C’était une ardente après-midi de printemps.
J’avais attendu, dans le plein soleil tout étoilé de pollens, que ma mère vînt me reconduire chez nous à la sortie de l’école.
Dans la voiture, je cherchais mon souffle.
En rentrant à la maison, je respirais de plus en plus difficilement, de plus en plus désespérément.
Je m’assis, exténuée, dans la cuisine baignée de lumière.
Lorsque j’inspirais, mon souffle cheminait très lentement dans mes bronches comme si des obstacles s’étaient dressés à son passage, puis s’en retournait par ma bouche avec des râles rauques.
L’air gonflait mon estomac comme un ballon de baudruche.
Pour franchir le cap de chaque instant, je fixais les fleurs de la nappe.
Il y en avait des mauves, des roses, des blanches.
Je ne faisais que cela: regarder les fleurs une par une, comme si je les cueillais patiemment dans un grand champ.
Et je me disais, sans ces mots que j’écris dans mon journal d’aujourd’hui, mais avec le silence de ma pensée presque inconsciente:
« Tu as vécu un instant de plus, puisque tu as vu une fleur de plus. »

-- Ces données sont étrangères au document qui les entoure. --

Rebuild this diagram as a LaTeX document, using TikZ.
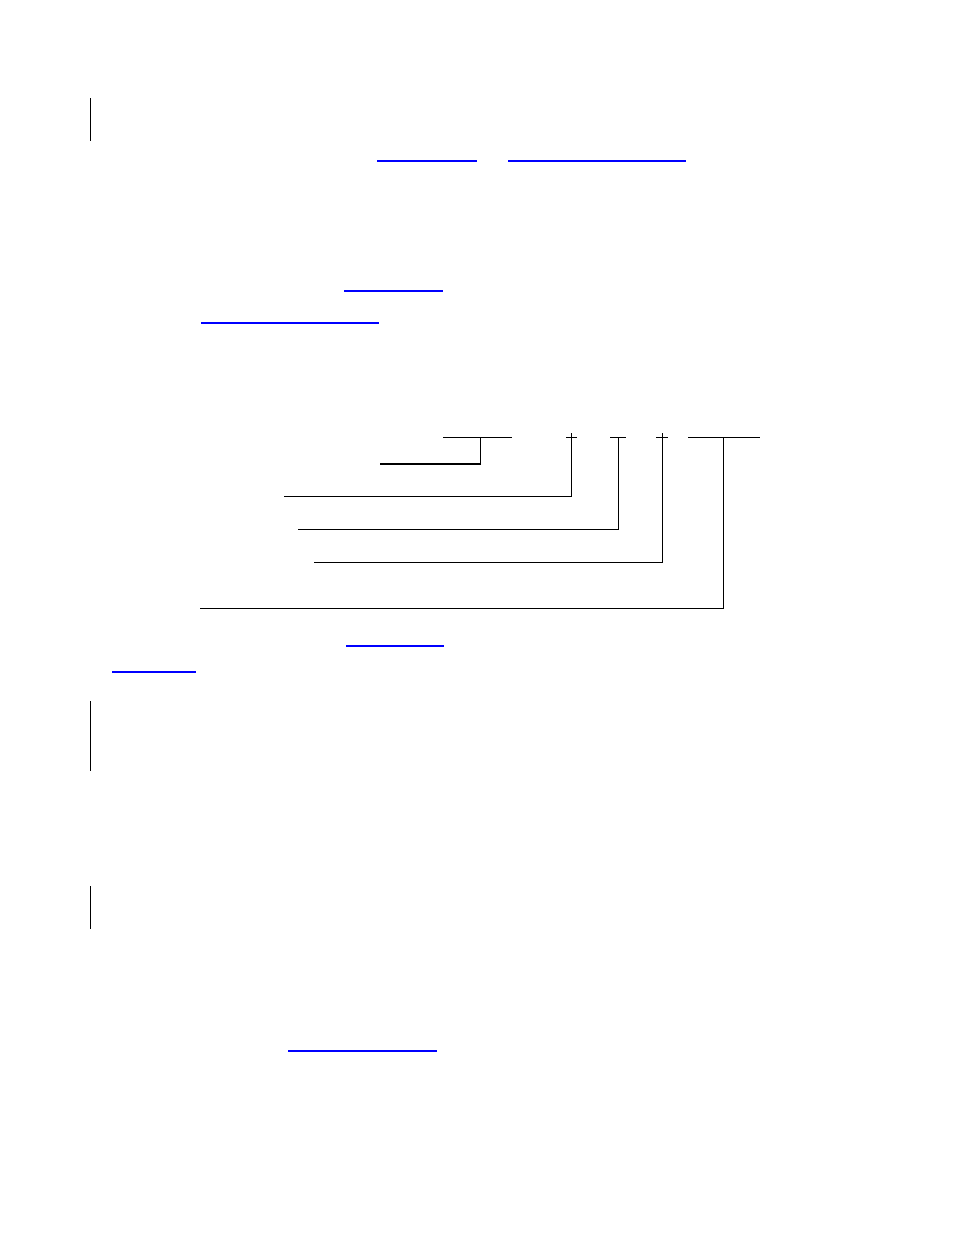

Le docteur consultait à six heures. Ma mère m’y emmena d’urgence. En m’auscultant, le docteur décréta que je faisais une crise d’asthme et qu’il me fallait une injection de cortisone. De toutes mes forces d’enfant, je refusai l’injection de cortisone; ma détermination eut raison de mon étouffement. Pour la première fois, je CHOISISSAIS. Je posais un acte libre du haut de mes onze ans.
Lorsque nous rentrâmes à la maison, l’asthme avait cessé ; je respirais mieux.
Dès que je vis un moment difficile, je songe à chaque instant de mon souffle, au souffle de chaque instant.
Cela me rend plus libre dans le déterminisme apparent d’une situation :
je sais que je suis la seule souveraine de l’adéquation qui existe entre l’éclosion de mon souffle et l’instant présent.